Whitney Sum Formula and Exponentiation

I’m alive, just a bit antisocial – I’ve been spelunking in the wonderful caves of classifying spaces and group cohomology, which really got me to revisit my horrible algebraic topology fundamentals. I’m still a toddler in this field, but I think I’m beginning to take baby steps so I hope Haynes Miller and my other topology teachers (Anatoly, Dustin, Nick, etc.) would be eventually proud.

I just wanted to share a very short and simple insight today that made me very happy thanks to the Whitney sum formula: taking total Stiefel-Whitney classes are like exponentiating bundles (because taking total Stiefel-Whitney classes of a direct sum of two bundles becomes multiplication of the total Stiefel-Whitney classes of the individual bundles. This is “well duh” type of information to seasoned topologists, but to me this is exciting for several reasons:

  • for storing information in my brain, which is among one of the least well-suited-for-math brains in the department. For some reason, this aphorism-ish idea suddenly made it feel like I could manipulate these guys a lot better. Thankfully too, as a few months ago they were completely mysterious to me and I need them to do some computations.
  • for computation, this allows us to divide-and-conquer. This is the obvious “better bombs and banks” reason for mathematicians. For me personally, it is using the folk idea that we can associate representations of a finite group with a real vector bundle and then calculate the Stiefel-Whitney classes of the bundle, in which case the decomposition of representations into direct sums exactly corresponds with taking direct sums of our bundles!
  • for crazy ideas, this means I can think of it as a kind of exponential generating function associated to my bundle, in the sense that we associate exponential generating functions to combinatorial structures in combinatorics.
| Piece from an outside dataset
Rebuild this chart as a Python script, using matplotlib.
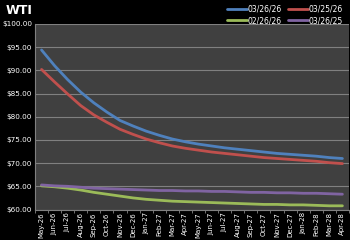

It may be interesting to think about what “inverse Stiefel-Whitney classes” may mean, or even proving combinatorial generating function formulae as “categorification” of playing with bundles! I haven’t quite seen any good examples of this, so I’d be happy to hear some, or maybe even make some.
  • for the cool idea that math “forces itself to happen,” it is a good mental experiment to consider what classes can possibly have this exponential property, in the sense you can think of defining the exponential function via e^{x+y} = e^x e^y. Of course we have to play with the constants a bit – in our analogue this is just making sure the classes take the value 1 on trivial bundles – but it ends up being quite a restrictive property. Segal and Stretch’s “Characteristic Classes for permutation representations” explores this kind of perspective.

Just a short breath to catch some air – it is a busy year where I have some more logistical duties and side projects. Back to the topological caves I go, though I really hope this kind of thinking would be helpful for at least one of you.